TASK INSTRUCTIONS :: Reproduce each line bearing the word "this".

EXTRACTED RECORDS ::

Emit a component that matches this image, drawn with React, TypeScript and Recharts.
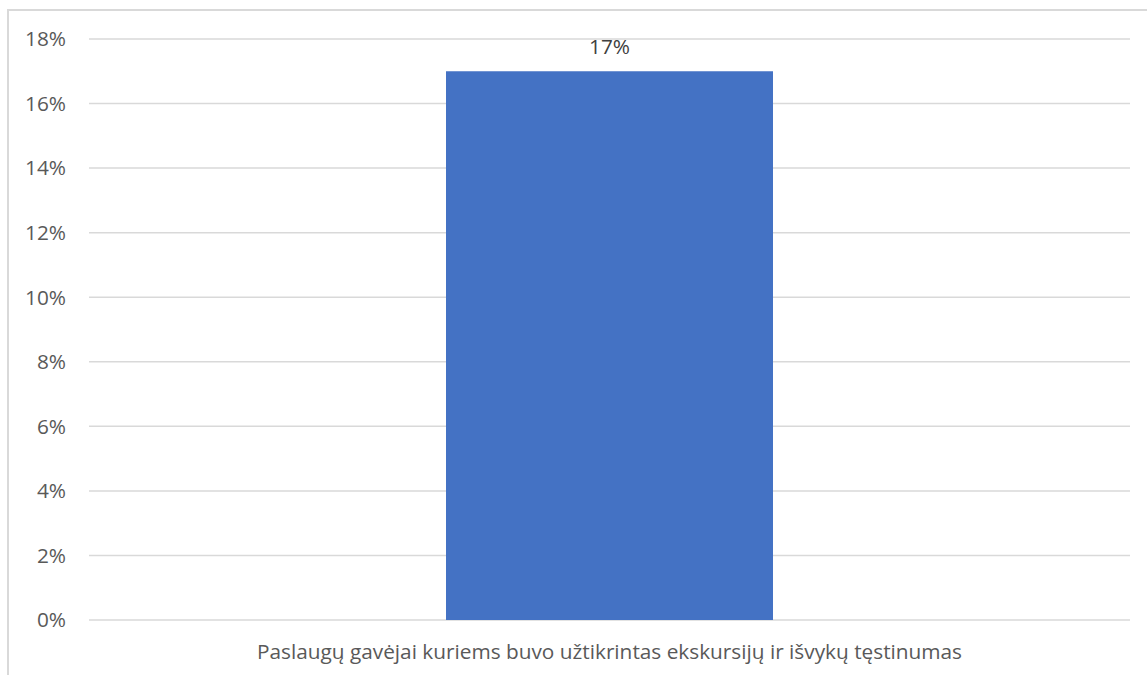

--

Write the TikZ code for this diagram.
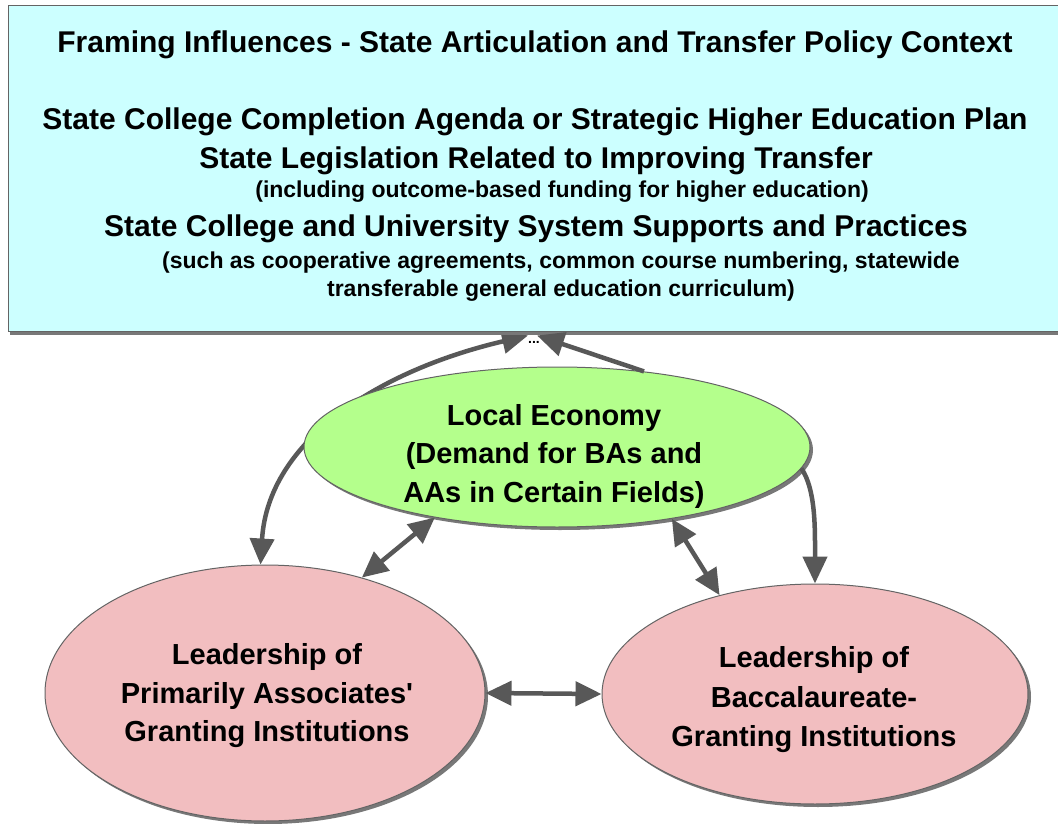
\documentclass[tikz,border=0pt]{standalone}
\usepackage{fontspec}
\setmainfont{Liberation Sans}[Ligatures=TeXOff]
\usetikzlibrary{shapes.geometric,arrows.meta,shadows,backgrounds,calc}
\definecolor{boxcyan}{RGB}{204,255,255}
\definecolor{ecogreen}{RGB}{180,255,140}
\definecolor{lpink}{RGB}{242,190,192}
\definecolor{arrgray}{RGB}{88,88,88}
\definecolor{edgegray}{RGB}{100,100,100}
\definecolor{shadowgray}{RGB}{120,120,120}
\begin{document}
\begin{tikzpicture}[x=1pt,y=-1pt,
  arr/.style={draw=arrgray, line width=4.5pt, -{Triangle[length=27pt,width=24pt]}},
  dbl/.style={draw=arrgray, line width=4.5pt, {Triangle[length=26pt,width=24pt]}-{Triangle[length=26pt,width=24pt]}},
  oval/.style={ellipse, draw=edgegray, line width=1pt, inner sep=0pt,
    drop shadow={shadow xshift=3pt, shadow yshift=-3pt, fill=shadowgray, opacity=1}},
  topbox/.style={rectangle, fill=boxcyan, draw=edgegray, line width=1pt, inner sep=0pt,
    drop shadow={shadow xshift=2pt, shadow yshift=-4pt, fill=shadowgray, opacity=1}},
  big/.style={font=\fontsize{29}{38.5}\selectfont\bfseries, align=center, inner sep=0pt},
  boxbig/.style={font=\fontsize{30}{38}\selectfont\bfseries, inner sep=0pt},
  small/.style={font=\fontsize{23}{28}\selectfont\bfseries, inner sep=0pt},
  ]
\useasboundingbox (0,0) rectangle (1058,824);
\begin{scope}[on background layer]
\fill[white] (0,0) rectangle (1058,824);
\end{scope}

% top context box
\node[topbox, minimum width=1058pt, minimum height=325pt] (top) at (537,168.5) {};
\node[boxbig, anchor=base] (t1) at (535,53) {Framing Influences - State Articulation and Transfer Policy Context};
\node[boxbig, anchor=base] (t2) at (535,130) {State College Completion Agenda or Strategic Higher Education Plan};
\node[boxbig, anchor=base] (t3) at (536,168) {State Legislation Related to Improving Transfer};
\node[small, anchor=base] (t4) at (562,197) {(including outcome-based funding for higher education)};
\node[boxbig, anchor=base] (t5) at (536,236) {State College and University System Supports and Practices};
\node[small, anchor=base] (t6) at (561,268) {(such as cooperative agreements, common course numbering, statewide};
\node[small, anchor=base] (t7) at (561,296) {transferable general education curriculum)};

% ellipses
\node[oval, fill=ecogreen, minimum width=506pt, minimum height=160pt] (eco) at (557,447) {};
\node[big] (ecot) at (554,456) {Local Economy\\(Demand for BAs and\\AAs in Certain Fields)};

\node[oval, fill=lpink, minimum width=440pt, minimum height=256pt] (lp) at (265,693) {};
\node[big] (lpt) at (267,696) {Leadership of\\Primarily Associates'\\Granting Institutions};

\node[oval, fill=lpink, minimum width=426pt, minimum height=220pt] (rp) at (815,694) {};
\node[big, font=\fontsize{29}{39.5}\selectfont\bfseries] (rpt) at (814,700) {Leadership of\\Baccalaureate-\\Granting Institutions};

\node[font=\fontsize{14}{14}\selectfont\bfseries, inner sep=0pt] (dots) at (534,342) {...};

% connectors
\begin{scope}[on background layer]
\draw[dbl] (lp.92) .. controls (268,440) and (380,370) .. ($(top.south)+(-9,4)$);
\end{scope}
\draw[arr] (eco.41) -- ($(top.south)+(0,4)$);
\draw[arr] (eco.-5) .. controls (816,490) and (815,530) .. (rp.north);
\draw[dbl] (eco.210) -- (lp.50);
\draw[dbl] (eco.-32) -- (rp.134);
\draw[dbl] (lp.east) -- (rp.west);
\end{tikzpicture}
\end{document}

REPLY ::
Emit a component that matches this image, drawn with React, TypeScript and Recharts.
Write the TikZ code for this diagram.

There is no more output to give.